IRS Requirement

Record Retention

Client information security

Due diligence records

Review of all documents

Client Needs

Processing & Preparing Tax return

Customer Service

Safe guard thier information

Off-season service

Your Needs

Finanical Creditability

Security of clients records

Business Growth

IRS Compliance

Establish office management routines and stick to them.

Routine tasks need routine procedures if you want to stay organized and keep things running smoothly.

 Set up routines for handling paperwork and office systems. For instance, if possible, every piece of paper that comes into your office should be handled once, acted upon, and filed – not haphazardly piled on a desk. Similarly, digital communications such as emails should be prioritized and acted upon immediately if possible, or flagged for future action.

Office systems, including desktops, laptops, file servers, multi function printers, and mobile devices, will need both the administration and emergency procedures. When the system crashes or a computer-related piece of equipment fails, everyone in your office needs to know who to call and what not to do (such as try to fix the problem themselves).

Set up clearly delineated responsibilities.

Good office management depends on people knowing who is responsible for what – it’s people who are accountable who get things done.

 What would happen, for example, if the clerk for your small tax business started to train your tax prepaers, they have never done taxes before.   

You need to have one person responsible for the security of your computer systems and keeping track of things such as accounts, passwords, and software.
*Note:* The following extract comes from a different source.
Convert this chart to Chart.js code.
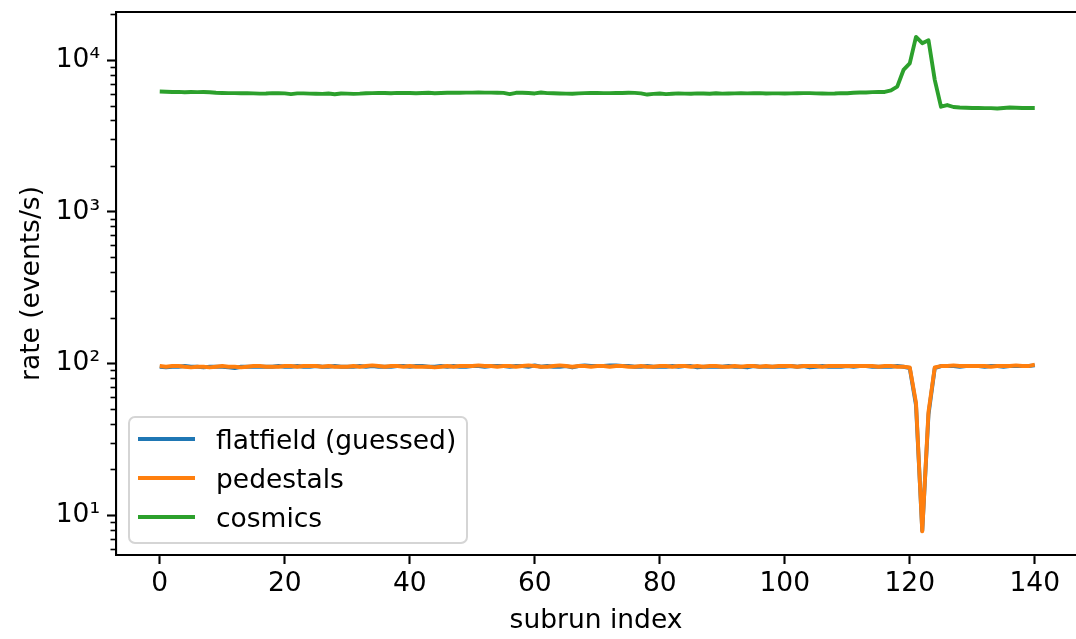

Using cloud-based systems for office applications, accounting software, and data storage is an ideal solution for small businesses, but you still need to have a trusted person assigned to perform administrative tasks such as adding/deleting users, assigning permissions, etc.


Keep records – and keep your business out of trouble.

Keeping records sounds like the easiest part of good office management – until you consider the need to keep those records both accessible and updated. But the first rule for being a good office manager will help you get a grip on this; make updating records an office routine. When you get a new customer or client, for instance, it only takes a moment to enter him into your database. Remember the IRS has strict requirments on tax records, everything from retention, security, and availblity to the IRS.